Multilevel analysis enables us to analyze the probability of positive or negative subjective perception of the respondents’ transition sequences with the vocational field of a particular qualification on a structural level. Additionally we analyze context effects, for instance unemployment rates, and additional individual effects like parents’ school leaving certificates or gender. Our research is based on a survey in the framework of BIBB/BAuA Labour Force Survey 2012 with job entry processes of graduates 2006 to 2008 (N=4.446).


Using Occupation-Level Working Conditions to Compare Effects of Vertical and Horizontal Social Mobility on Individual Subjective Well-Being

Dr Dominik Becker (University of Tuebingen) - Presenting Author
Professor Steffen Hillmert (University of Tuebingen)

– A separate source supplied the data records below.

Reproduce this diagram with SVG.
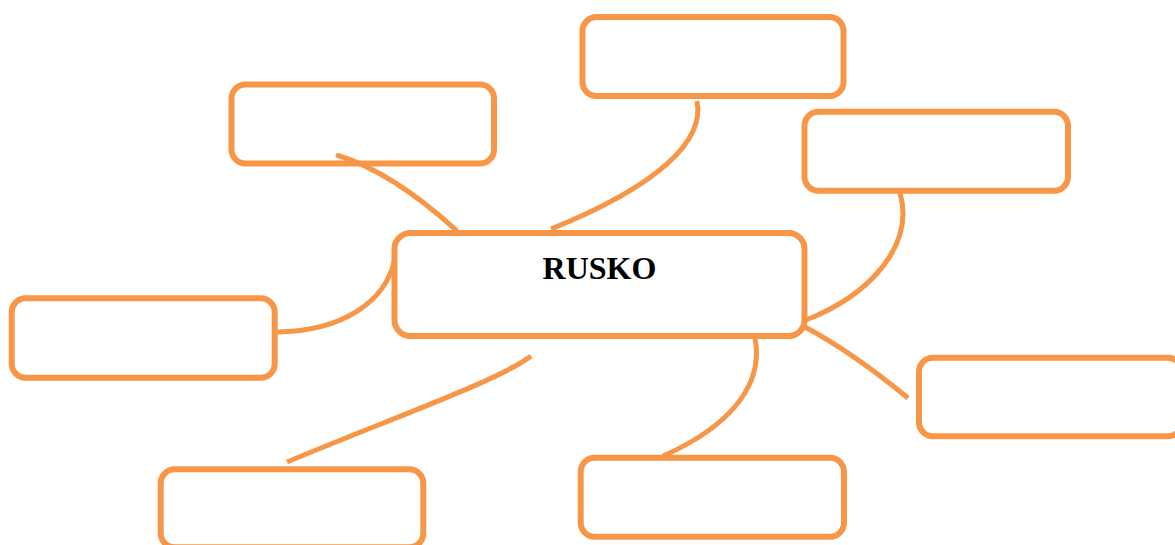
<svg xmlns="http://www.w3.org/2000/svg" width="1175" height="545" viewBox="0 0 1175 545">
  <style>
    .box { fill: #ffffff; stroke: #F79646; stroke-width: 6; }
    .link { fill: none; stroke: #F79646; stroke-width: 5; }
    .title { font-family: "Liberation Serif", "Times New Roman", serif; font-weight: bold; font-size: 32px; fill: #000000; }
  </style>
  <rect width="1175" height="545" fill="#ffffff"/>

  <g id="center">
    <rect class="box" x="394.5" y="233" width="410" height="103" rx="16"/>
    <text class="title" x="599.5" y="279" text-anchor="middle">RUSKO</text>
  </g>
  <g id="branch-top-left">
    <rect class="box" x="231.5" y="84.5" width="262.5" height="79" rx="14"/>
  </g>
  <g id="branch-top">
    <rect class="box" x="582.5" y="17" width="261" height="79" rx="14"/>
  </g>
  <g id="branch-top-right">
    <rect class="box" x="804.5" y="111.7" width="263.5" height="79" rx="14"/>
  </g>
  <g id="branch-right">
    <rect class="box" x="919" y="357.7" width="263" height="78.6" rx="14"/>
  </g>
  <g id="branch-bottom">
    <rect class="box" x="580.7" y="457.7" width="263.3" height="79" rx="14"/>
  </g>
  <g id="branch-bottom-left">
    <rect class="box" x="160.7" y="469.3" width="262.6" height="78" rx="14"/>
  </g>
  <g id="branch-left">
    <rect class="box" x="11.7" y="298.3" width="263" height="79.5" rx="14"/>
  </g>

  <!-- connectors between the central box and the branch boxes, drawn over the borders -->
  <g id="connectors">
    <path class="link" stroke-linecap="round" d="M338,155.5 Q392,172 456,230"/>
    <path class="link" d="M697,101 C705,140 660,185 551,229"/>
    <path class="link" d="M900,193 C915,245 870,295 806,320"/>
    <path class="link" d="M805,327 Q852,352 908,398"/>
    <path class="link" d="M755,338 C765,390 722,430 663,456"/>
    <path class="link" d="M287,462 C400,415 500,380 531,356"/>
    <path class="link" d="M277,332 C345,331 385,300 394,262"/>
  </g>
</svg>
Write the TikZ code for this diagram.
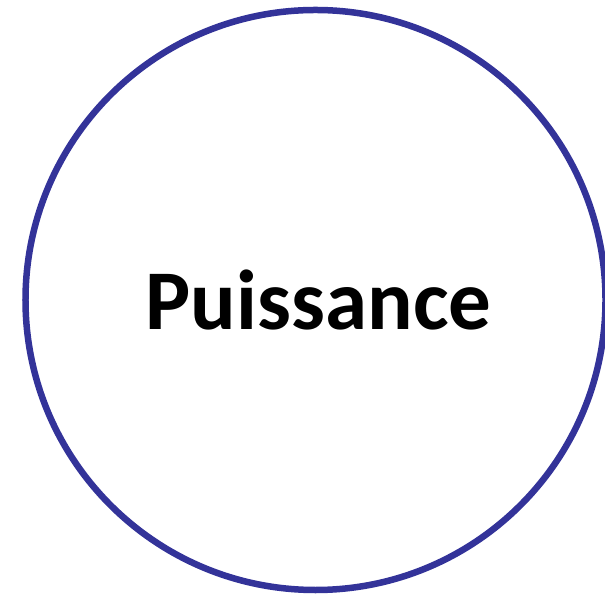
\documentclass[tikz,border=0pt]{standalone}
\usepackage{fontspec}
\setmainfont{Carlito}
\definecolor{ringblue}{RGB}{51,51,153}
\begin{document}
\begin{tikzpicture}[x=1bp,y=1bp,
  ring/.style={draw=ringblue,line width=6.5bp},
  label/.style={font=\fontsize{85bp}{100bp}\selectfont\bfseries,text=black,inner sep=0pt}]
\useasboundingbox (0,0) rectangle (605,595);
\node[ring,circle,minimum size=580bp,inner sep=0pt] (c) at (315.5,295) {};
\node[label,anchor=base] (t) at (318.5,265) {Puissance};
\end{tikzpicture}
\end{document}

This contribution uses employees’ reports of job tasks to measure working conditions at the level of occupations. In a second step, this measure of working conditions is used to study effects of social mobility on subjective well-being (SWB) at the level of individuals. Substantively, we advance conventional arguments on social mobility effects by the assumption that not only upward and downward, but also horizontal social movements in terms of changes in working conditions may cause psychological distress and thereby lower individual SWB. Moreover, horizontal mobility effects on SWB might be stronger for intermediate classes, and vertical and horizontal mobility effects might reinforce one another.
Empirically, we use the BIBB/BAuA Labour Force Survey 2011/2012 to identify relevant job task dimensions of ISCO-08-coded occupations. By means of multilevel confirmatory factor analysis, we compute the occupation-level latent factors of five job-task dimensions (non-routine analytic, non-routine interactive, routine cognitive, non-routine manual and routine-manual job tasks). In a second step, we merge this information to the 2012 and 2013 waves of the German Socio-Economic Panel in order to analyze intragenerational occupational mobility effects on individual SWB. We compare two ways of identifying the horizontal dimension of job task mobility: first, we control effects of job tasks for established indicators of vertical stratification such as occupational prestige and income. Second, we aim to isolate the vertical and the horizontal dimension of working conditions as latent factors directly from the measurement model. First analyses reveal a considerable variation of job tasks over and above indicators of vertical stratification. This allows for a meaningful analysis of both vertical and horizontal social mobility effects on SWB.